1. PHP Variables, Data Types, and Programming Constructs 2. PHP Arrays 3. PHP Functions 4. PHP Server Variables and Forms

Overview of Basic Features of PHP

 

In this section we give an overview of a few of the features of PHP that are useful in creating interactive HTML pages. Section 14.3 will focus on how PHP programs can access databases for querying and updating. We cannot give a comprehensive dis cussion on PHP as there are whole books devoted to this subject. Rather, we focus on illustrating certain features of PHP that are particularly suited for creating dynamic Web pages that contain database access commands. This section covers some PHP concepts and features that will be needed when we discuss database access in Section 14.3.

 

1. PHP Variables, Data Types, and Programming Constructs

 

PHP variable names start with the $ symbol and can include characters, letters, and the underscore character (_). No other special characters are permitted. Variable names are case sensitive, and the first character cannot be a number. Variables are not typed. The values assigned to the variables determine their type. In fact, the same variable can change its type once a new value is assigned to it. Assignment is via the = operator.

 

Since PHP is directed toward text processing, there are several different types of string values. There are also many functions available for processing strings. We only discuss some basic properties of string values and variables here. Figure 14.2 illustrates some string values. There are three main ways to express strings and text:

 

        Single-quoted strings. Enclose the string between single quotes, as in lines 0, 1, and 2. If a single quote is needed within the string, use the escape char-acter (\) (see line 2).

 

Double-quoted strings. Enclose strings between double quotes as in line 7. In this case, variable names appearing within the string are replaced by the values that are currently stored in these variables. The interpreter identifies variable names within double-quoted strings by their initial character $ and replaces them with the value in the variable. This is known as interpolating variables within strings. Interpolation does not occur in single-quoted strings.

 

Figure 14.2 Illustrating basic PHP string and text values.

 

     print 'Welcome to my Web site.';

 

     print 'I said to him, "Welcome Home"';

 

     print 'We\'ll now visit the next Web site';

 

     printf('The cost is $%.2f and the tax is $%.2f', $cost, $tax) ;

     print strtolower('AbCdE');

 

     print ucwords(strtolower('JOHN smith'));

 

     print 'abc' . 'efg'

 

     print "send your email reply to: $email_address"

 

     print <<<FORM_HTML

 

     <FORM method="post" action="$_SERVER['PHP_SELF']">

 

     Enter your name: <input type="text" name="user_name">

     FORM_HTML

 

 

        Here documents. Enclose a part of a document between a <<<DOCNAME and end it with a single line containing the document name DOCNAME. DOCNAME can be any string as long as it used both to start and end the here document.

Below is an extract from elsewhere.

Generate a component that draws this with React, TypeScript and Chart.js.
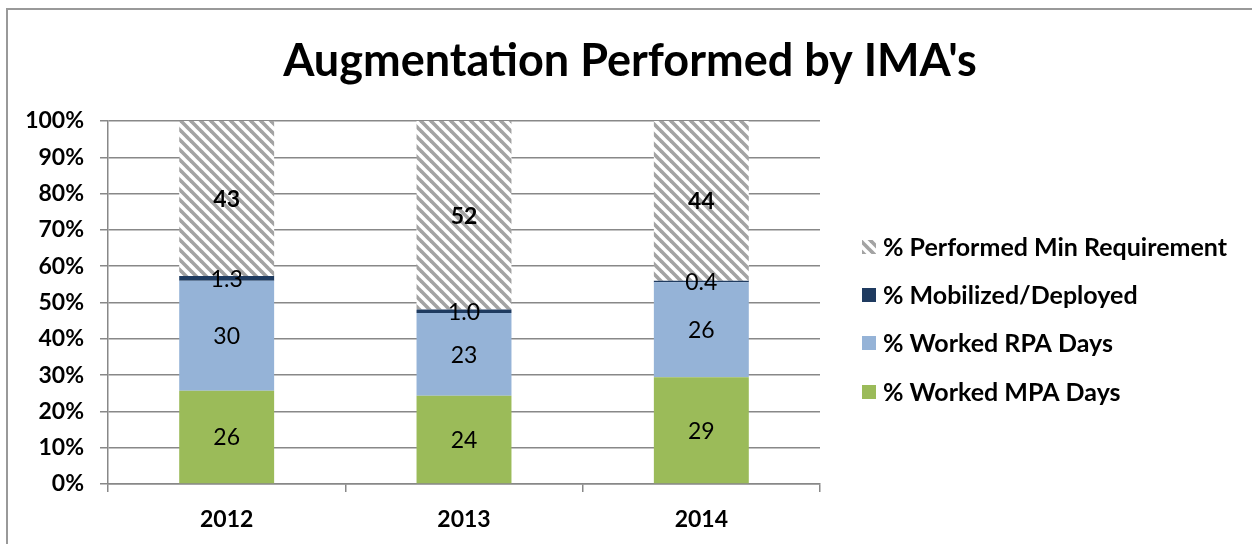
import React, { useEffect, useRef } from "react";
import { Chart, registerables } from "chart.js";

Chart.register(...registerables);

const categories = ["2012", "2013", "2014"];
const mpaDays = [25.7, 24.3, 29.4];
const rpaDays = [30.3, 22.8, 26.2];
const mobilized = [1.3, 1.0, 0.4];
const minRequirement = [42.7, 51.9, 44.0];

const mpaLabels = ["26", "24", "29"];
const rpaLabels = ["30", "23", "26"];
const mobLabels = ["1.3", "1.0", "0.4"];
const minLabels = ["43", "52", "44"];

const yTicks = [0, 10, 20, 30, 40, 50, 60, 70, 80, 90, 100];

const FONT = "Lato, 'Open Sans', sans-serif";

function makeStripe(): CanvasPattern | string {
  const c = document.createElement("canvas");
  c.width = 10;
  c.height = 10;
  const g = c.getContext("2d");
  if (!g) return "#aaa";
  g.fillStyle = "#ffffff";
  g.fillRect(0, 0, 10, 10);
  g.strokeStyle = "#a3a3a3";
  g.lineWidth = 3.6;
  for (const k of [-10, 0, 10]) {
    g.beginPath();
    g.moveTo(k - 5, -5);
    g.lineTo(k + 15, 15);
    g.stroke();
  }
  const p = g.createPattern(c, "repeat");
  return p || "#aaa";
}

export default function App() {
  const ref = useRef<HTMLCanvasElement>(null);
  useEffect(() => {
    if (!ref.current) return;
    const stripe = makeStripe();
    const labelSets = [mpaLabels, rpaLabels, mobLabels, minLabels];
    const labelPlugin = {
      id: "segLabels",
      afterDatasetsDraw(chart: any) {
        const ctx = chart.ctx;
        ctx.save();
        ctx.textAlign = "center";
        ctx.textBaseline = "middle";
        ctx.fillStyle = "#000";
        chart.data.datasets.forEach((ds: any, di: number) => {
          const meta = chart.getDatasetMeta(di);
          meta.data.forEach((bar: any, i: number) => {
            const y = (bar.y + bar.base) / 2;
            ctx.font = (di === 3 ? "bold " : "") + "23px " + FONT;
            ctx.fillText(labelSets[di][i], bar.x, y + 1);
          });
        });
        ctx.restore();
      },
    };
    const titleLegendPlugin = {
      id: "titleLegend",
      afterDraw(chart: any) {
        const ctx = chart.ctx;
        ctx.save();
        ctx.fillStyle = "#000";
        ctx.textAlign = "center";
        ctx.textBaseline = "middle";
        ctx.font = "bold 45px " + FONT;
        ctx.fillText("Augmentation Performed by IMA's", 630, 61);
        const order = [3, 2, 1, 0];
        const ys = [247, 295, 343, 392];
        ctx.textAlign = "left";
        ctx.font = "bold 25px " + FONT;
        order.forEach((di, k) => {
          const ds = chart.data.datasets[di];
          ctx.fillStyle = ds.backgroundColor;
          ctx.fillRect(862, ys[k] - 7, 14, 14);
          ctx.fillStyle = "#000";
          ctx.fillText(ds.label, 883, ys[k] + 1);
        });
        ctx.restore();
      },
    };
    const chart = new Chart(ref.current, {
      type: "bar",
      data: {
        labels: categories,
        datasets: [
          { label: "% Worked MPA Days", data: mpaDays, backgroundColor: "#9BBB59" },
          { label: "% Worked RPA Days", data: rpaDays, backgroundColor: "#95B3D7" },
          { label: "% Mobilized/Deployed", data: mobilized, backgroundColor: "#1F3B60" },
          { label: "% Performed Min Requirement", data: minRequirement, backgroundColor: stripe as any },
        ],
      },
      options: {
        animation: false,
        responsive: false,
        maintainAspectRatio: false,
        layout: { padding: { top: 121, left: 0, right: 432, bottom: 0 } },
        datasets: { bar: { categoryPercentage: 1, barPercentage: 0.4, borderWidth: 0 } },
        plugins: {
          legend: { display: false },
          title: { display: false },
          tooltip: { enabled: false },
        },
        scales: {
          x: {
            stacked: true,
            grid: {
              offset: true,
              drawOnChartArea: false,
              drawTicks: true,
              tickLength: 8,
              color: "#888",
              lineWidth: 1.5,
            },
            border: { display: true, color: "#888", width: 1.5 },
            ticks: {
              color: "#000",
              font: { family: FONT, size: 23, weight: "bold" },
              padding: 14,
            },
            afterFit(scale: any) {
              scale.height = 60;
            },
          },
          y: {
            stacked: true,
            min: 0,
            max: 100,
            afterBuildTicks(scale: any) {
              scale.ticks = yTicks.map((v) => ({ value: v }));
            },
            grid: { color: "#888", lineWidth: 1.5, tickLength: 8 },
            border: { display: true, color: "#888", width: 1.5 },
            ticks: {
              color: "#000",
              font: { family: FONT, size: 23, weight: "bold" },
              padding: 16,
              callback: (v: any) => v + "%",
            },
            afterFit(scale: any) {
              scale.width = 108;
            },
          },
        },
      },
      plugins: [labelPlugin, titleLegendPlugin],
    });
    return () => chart.destroy();
  }, []);
  return (
    <div style={{ position: "absolute", left: 0, top: 0, width: 1252, height: 544, background: "#fff", overflow: "hidden" }}>
      <div style={{ position: "absolute", left: 6, top: 8, width: 1260, height: 560, borderLeft: "2px solid #999", borderTop: "2px solid #999" }} />
      <canvas ref={ref} width={1252} height={544} style={{ position: "absolute", left: 0, top: 0 }} />
    </div>
  );
}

This is illustrated in lines 8 through 11 in Figure 14.2. Variables are also interpolated by replacing them with their string values if they appear inside here documents. This feature is used in a similar way to double-quoted strings, but it is more convenient for multiple-line text.

 

        Single and double quotes. Single and double quotes used by PHP to enclose strings should be straight quotes ("") on both sides of the string. The text editor that creates these quotes should not produce curly opening and clos-ing quotes (“”) around the string.

 

There is also a string concatenate operator specified by the period (.) symbol, as illustrated in line 6 of Figure 14.2. There are many string functions. We only illustrate a couple of them here. The function strtolower changes the alphabetic characters in the string to all lowercase, while the function ucwords capitalizes all the words in a string. These are illustrated in lines 4 and 5 in Figure 14.2.

 

The general rule is to use single-quoted strings for literal strings that contain no PHP program variables and the other two types (double-quoted strings and here documents) when the values from variables need to be interpolated into the string. For large blocks of multiline text, the program should use the here documents style for strings.

 

PHP also has numeric data types for integers and floating points and generally follows the rules of the C programming language for processing these types. Numbers can be formatted for printing into strings by specifying the number of digits that follow the decimal point. A variation of the print function called printf (print formatted) allows formatting of numbers within a string as illustrated in line 3 of Figure 14.2.

 

There are the standard programming language constructs of for-loops, while-loops, and conditional if-statements. They are generally similar to their C language counterparts. We will not discuss them here. Similarly, any value evaluates to true if used as a Boolean expression except for numeric zero (0) and blank string, which evaluate to false. There are also literal true and false values that can be assigned. The compar-ison operators also generally follow C language rules. They are == (equal), != (not equal), > (greater than), >= (greater than or equal), < (less than), and <= (less than or equal).

 

2. PHP Arrays

 

Arrays are very important in PHP, since they allow lists of elements. They are used frequently in forms that employ pull-down menus. A single-dimensional array is used to hold the list of choices in the pull-down menu. For database query results, two-dimensional arrays are used with the first dimension representing rows of a table and the second dimension representing columns (attributes) within a row.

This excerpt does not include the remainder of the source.